Provided data:
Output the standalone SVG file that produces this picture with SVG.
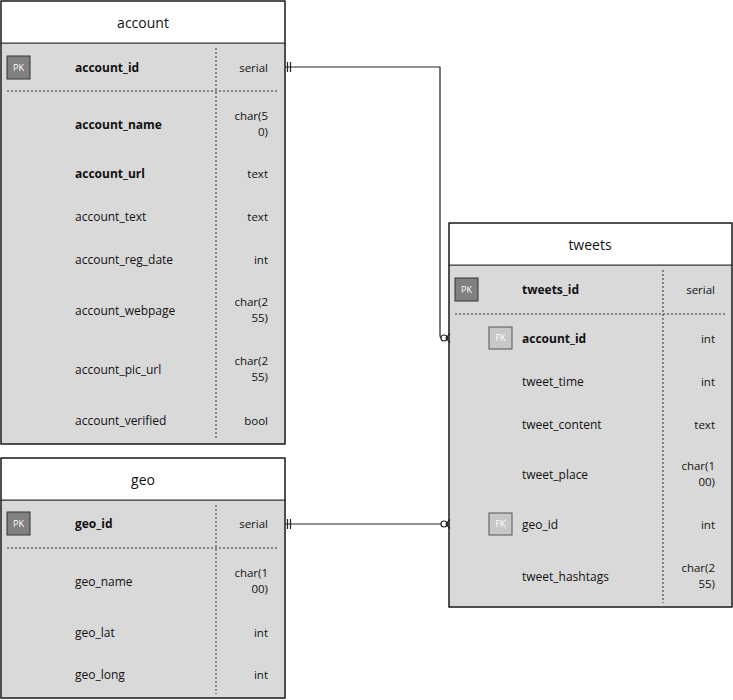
<svg xmlns="http://www.w3.org/2000/svg" width="733" height="700" viewBox="0 0 733 700">
<style>
.hdr{fill:#fff;stroke:#333;stroke-width:1}
.body{fill:#d9d9d9;stroke:#555;stroke-width:1.2}
.frame{fill:none;stroke:#222;stroke-width:1.2}
.div{stroke:#333;stroke-width:1;stroke-dasharray:2,2;fill:none}
.t{font-family:"Open Sans","Liberation Sans",sans-serif;font-size:12px;fill:#111}
.b{font-weight:bold}
.title{font-family:"Open Sans","Liberation Sans",sans-serif;font-size:14px;fill:#111;text-anchor:middle}
.ty{font-family:"Open Sans","Liberation Sans",sans-serif;font-size:11.5px;fill:#111;text-anchor:end}
.pk{fill:#808080;stroke:#333;stroke-width:1}
.fk{fill:#c8c8c8;stroke:#555;stroke-width:1}
.kt{font-family:"Open Sans","Liberation Sans",sans-serif;font-size:9px;fill:#fff;text-anchor:middle}
.ln{stroke:#222;stroke-width:1.2;fill:none}
</style>
<g id="account">
<rect class="body" x="1" y="43" width="284" height="401"/>
<rect class="hdr" x="1" y="1" width="284" height="42"/>
<rect class="frame" x="1" y="1" width="284" height="443"/>
<text class="title" x="143" y="28">account</text>
<line class="div" x1="216" y1="48" x2="216" y2="440"/>
<line class="div" x1="7" y1="91" x2="279" y2="91"/>
<rect class="pk" x="7" y="56" width="23" height="23"/>
<text class="kt" x="18.5" y="71">PK</text>
<text class="t b" x="75" y="72">account_id</text>
<text class="ty" x="268" y="72">serial</text>
<text class="t b" x="75" y="129">account_name</text>
<text class="ty" x="268" y="120">char(5</text>
<text class="ty" x="268" y="136">0)</text>
<text class="t b" x="75" y="178">account_url</text>
<text class="ty" x="268" y="178">text</text>
<text class="t" x="75" y="221">account_text</text>
<text class="ty" x="268" y="221">text</text>
<text class="t" x="75" y="264">account_reg_date</text>
<text class="ty" x="268" y="264">int</text>
<text class="t" x="75" y="315">account_webpage</text>
<text class="ty" x="268" y="306">char(2</text>
<text class="ty" x="268" y="322">55)</text>
<text class="t" x="75" y="374">account_pic_url</text>
<text class="ty" x="268" y="365">char(2</text>
<text class="ty" x="268" y="381">55)</text>
<text class="t" x="75" y="425">account_verified</text>
<text class="ty" x="268" y="425">bool</text>
</g>
<g id="geo">
<rect class="body" x="1" y="500" width="284" height="198"/>
<rect class="hdr" x="1" y="458" width="284" height="42"/>
<rect class="frame" x="1" y="458" width="284" height="240"/>
<text class="title" x="143" y="485">geo</text>
<line class="div" x1="216" y1="505" x2="216" y2="694"/>
<line class="div" x1="7" y1="548" x2="279" y2="548"/>
<rect class="pk" x="7" y="512" width="23" height="23"/>
<text class="kt" x="18.5" y="527">PK</text>
<text class="t b" x="75" y="528">geo_id</text>
<text class="ty" x="268" y="528">serial</text>
<text class="t" x="75" y="586">geo_name</text>
<text class="ty" x="268" y="577">char(1</text>
<text class="ty" x="268" y="593">00)</text>
<text class="t" x="75" y="637">geo_lat</text>
<text class="ty" x="268" y="637">int</text>
<text class="t" x="75" y="679">geo_long</text>
<text class="ty" x="268" y="679">int</text>
</g>
<g id="tweets">
<rect class="body" x="449" y="265" width="283" height="342"/>
<rect class="hdr" x="449" y="223" width="283" height="42"/>
<rect class="frame" x="449" y="223" width="283" height="384"/>
<text class="title" x="590" y="250">tweets</text>
<line class="div" x1="663" y1="270" x2="663" y2="603"/>
<line class="div" x1="455" y1="314" x2="726" y2="314"/>
<rect class="pk" x="455" y="278" width="23" height="23"/>
<text class="kt" x="466.5" y="293">PK</text>
<text class="t b" x="522" y="294">tweets_id</text>
<text class="ty" x="715" y="294">serial</text>
<rect class="fk" x="489" y="327" width="23" height="22"/>
<text class="kt" x="500.5" y="341">FK</text>
<text class="t b" x="522" y="343">account_id</text>
<text class="ty" x="715" y="343">int</text>
<text class="t" x="522" y="386">tweet_time</text>
<text class="ty" x="715" y="386">int</text>
<text class="t" x="522" y="429">tweet_content</text>
<text class="ty" x="715" y="429">text</text>
<text class="t" x="522" y="479">tweet_place</text>
<text class="ty" x="715" y="470">char(1</text>
<text class="ty" x="715" y="486">00)</text>
<rect class="fk" x="489" y="513" width="23" height="22"/>
<text class="kt" x="500.5" y="527">FK</text>
<text class="t" x="522" y="529">geo_id</text>
<text class="ty" x="715" y="529">int</text>
<text class="t" x="522" y="581">tweet_hashtags</text>
<text class="ty" x="715" y="572">char(2</text>
<text class="ty" x="715" y="588">55)</text>
</g>
<g id="connectors">
<path class="ln" d="M285,67 H440 V334 Q440,338 441,338"/>
<line class="ln" x1="287.5" y1="62" x2="287.5" y2="72"/>
<line class="ln" x1="290.5" y1="62" x2="290.5" y2="72"/>
<circle cx="444" cy="338" r="3" fill="#fff" stroke="#222" stroke-width="1.2"/>
<path class="ln" d="M447,338 H449 M450,333.5 L446,338 L450,342.5"/>
<path class="ln" d="M285,524 H441"/>
<line class="ln" x1="287.5" y1="519" x2="287.5" y2="529"/>
<line class="ln" x1="290.5" y1="519" x2="290.5" y2="529"/>
<circle cx="444" cy="524" r="3" fill="#fff" stroke="#222" stroke-width="1.2"/>
<path class="ln" d="M447,524 H449 M450,519.5 L446,524 L450,528.5"/>
</g>
</svg>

Prompt:
Skip the pictures, then retype every line above exactly.

The answer:
Output the standalone SVG file that produces this picture with SVG.
<svg xmlns="http://www.w3.org/2000/svg" width="733" height="700" viewBox="0 0 733 700">
<style>
.hdr{fill:#fff;stroke:#333;stroke-width:1}
.body{fill:#d9d9d9;stroke:#555;stroke-width:1.2}
.frame{fill:none;stroke:#222;stroke-width:1.2}
.div{stroke:#333;stroke-width:1;stroke-dasharray:2,2;fill:none}
.t{font-family:"Open Sans","Liberation Sans",sans-serif;font-size:12px;fill:#111}
.b{font-weight:bold}
.title{font-family:"Open Sans","Liberation Sans",sans-serif;font-size:14px;fill:#111;text-anchor:middle}
.ty{font-family:"Open Sans","Liberation Sans",sans-serif;font-size:11.5px;fill:#111;text-anchor:end}
.pk{fill:#808080;stroke:#333;stroke-width:1}
.fk{fill:#c8c8c8;stroke:#555;stroke-width:1}
.kt{font-family:"Open Sans","Liberation Sans",sans-serif;font-size:9px;fill:#fff;text-anchor:middle}
.ln{stroke:#222;stroke-width:1.2;fill:none}
</style>
<g id="account">
<rect class="body" x="1" y="43" width="284" height="401"/>
<rect class="hdr" x="1" y="1" width="284" height="42"/>
<rect class="frame" x="1" y="1" width="284" height="443"/>
<text class="title" x="143" y="28">account</text>
<line class="div" x1="216" y1="48" x2="216" y2="440"/>
<line class="div" x1="7" y1="91" x2="279" y2="91"/>
<rect class="pk" x="7" y="56" width="23" height="23"/>
<text class="kt" x="18.5" y="71">PK</text>
<text class="t b" x="75" y="72">account_id</text>
<text class="ty" x="268" y="72">serial</text>
<text class="t b" x="75" y="129">account_name</text>
<text class="ty" x="268" y="120">char(5</text>
<text class="ty" x="268" y="136">0)</text>
<text class="t b" x="75" y="178">account_url</text>
<text class="ty" x="268" y="178">text</text>
<text class="t" x="75" y="221">account_text</text>
<text class="ty" x="268" y="221">text</text>
<text class="t" x="75" y="264">account_reg_date</text>
<text class="ty" x="268" y="264">int</text>
<text class="t" x="75" y="315">account_webpage</text>
<text class="ty" x="268" y="306">char(2</text>
<text class="ty" x="268" y="322">55)</text>
<text class="t" x="75" y="374">account_pic_url</text>
<text class="ty" x="268" y="365">char(2</text>
<text class="ty" x="268" y="381">55)</text>
<text class="t" x="75" y="425">account_verified</text>
<text class="ty" x="268" y="425">bool</text>
</g>
<g id="geo">
<rect class="body" x="1" y="500" width="284" height="198"/>
<rect class="hdr" x="1" y="458" width="284" height="42"/>
<rect class="frame" x="1" y="458" width="284" height="240"/>
<text class="title" x="143" y="485">geo</text>
<line class="div" x1="216" y1="505" x2="216" y2="694"/>
<line class="div" x1="7" y1="548" x2="279" y2="548"/>
<rect class="pk" x="7" y="512" width="23" height="23"/>
<text class="kt" x="18.5" y="527">PK</text>
<text class="t b" x="75" y="528">geo_id</text>
<text class="ty" x="268" y="528">serial</text>
<text class="t" x="75" y="586">geo_name</text>
<text class="ty" x="268" y="577">char(1</text>
<text class="ty" x="268" y="593">00)</text>
<text class="t" x="75" y="637">geo_lat</text>
<text class="ty" x="268" y="637">int</text>
<text class="t" x="75" y="679">geo_long</text>
<text class="ty" x="268" y="679">int</text>
</g>
<g id="tweets">
<rect class="body" x="449" y="265" width="283" height="342"/>
<rect class="hdr" x="449" y="223" width="283" height="42"/>
<rect class="frame" x="449" y="223" width="283" height="384"/>
<text class="title" x="590" y="250">tweets</text>
<line class="div" x1="663" y1="270" x2="663" y2="603"/>
<line class="div" x1="455" y1="314" x2="726" y2="314"/>
<rect class="pk" x="455" y="278" width="23" height="23"/>
<text class="kt" x="466.5" y="293">PK</text>
<text class="t b" x="522" y="294">tweets_id</text>
<text class="ty" x="715" y="294">serial</text>
<rect class="fk" x="489" y="327" width="23" height="22"/>
<text class="kt" x="500.5" y="341">FK</text>
<text class="t b" x="522" y="343">account_id</text>
<text class="ty" x="715" y="343">int</text>
<text class="t" x="522" y="386">tweet_time</text>
<text class="ty" x="715" y="386">int</text>
<text class="t" x="522" y="429">tweet_content</text>
<text class="ty" x="715" y="429">text</text>
<text class="t" x="522" y="479">tweet_place</text>
<text class="ty" x="715" y="470">char(1</text>
<text class="ty" x="715" y="486">00)</text>
<rect class="fk" x="489" y="513" width="23" height="22"/>
<text class="kt" x="500.5" y="527">FK</text>
<text class="t" x="522" y="529">geo_id</text>
<text class="ty" x="715" y="529">int</text>
<text class="t" x="522" y="581">tweet_hashtags</text>
<text class="ty" x="715" y="572">char(2</text>
<text class="ty" x="715" y="588">55)</text>
</g>
<g id="connectors">
<path class="ln" d="M285,67 H440 V334 Q440,338 441,338"/>
<line class="ln" x1="287.5" y1="62" x2="287.5" y2="72"/>
<line class="ln" x1="290.5" y1="62" x2="290.5" y2="72"/>
<circle cx="444" cy="338" r="3" fill="#fff" stroke="#222" stroke-width="1.2"/>
<path class="ln" d="M447,338 H449 M450,333.5 L446,338 L450,342.5"/>
<path class="ln" d="M285,524 H441"/>
<line class="ln" x1="287.5" y1="519" x2="287.5" y2="529"/>
<line class="ln" x1="290.5" y1="519" x2="290.5" y2="529"/>
<circle cx="444" cy="524" r="3" fill="#fff" stroke="#222" stroke-width="1.2"/>
<path class="ln" d="M447,524 H449 M450,519.5 L446,524 L450,528.5"/>
</g>
</svg>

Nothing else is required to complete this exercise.